Thirty years ago pro basketball players wore modest-looking canvas high-tops. Today, sneakers are a billion-dollar worldwide business, with companies constantly developing flashy new designs, new looks, and new multimillion-dollar ad campaigns. Why? Because one hot shoe - worn by a popular pro basketball player - can become a license to print money. And because the potential payoff is so big, these companies scour the country for the basketball stars of tomorrow, handing out free footwear, free sports gear, and the lure of six-figure contracts - just to wear a certain brand of shoe.

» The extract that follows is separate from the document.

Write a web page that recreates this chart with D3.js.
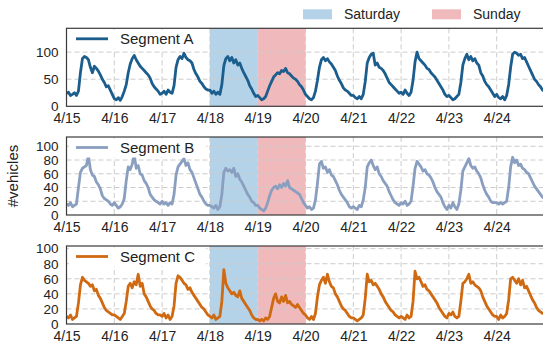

Some young players choose brand loyalty by the time they are fourteen, as sneaker companies not only try to buy the allegiance of players, but also attempt to control coaches, teams, even whole universities.

Written by two of the most knowledgeable journalists in sports, Sole Influence takes you into this battle for the hearts, minds, and feet of young athletes - at any price. Along the way, it shows how criminals, including drug dealers and have ended up on a shoe company's payroll. More frightening, this book reveals how corporate money funneled into amateur sports has created black-market professionalism among college and high-school athletes, with promises of fame and fortune that for most players will simply never come true.

Hard-hitting, thoroughly researched, and deeply troubling, Sole Influence sounds an important alarm to a society that for too long has ignored the dark business behind amateur sports - and what it does to the young people who play them.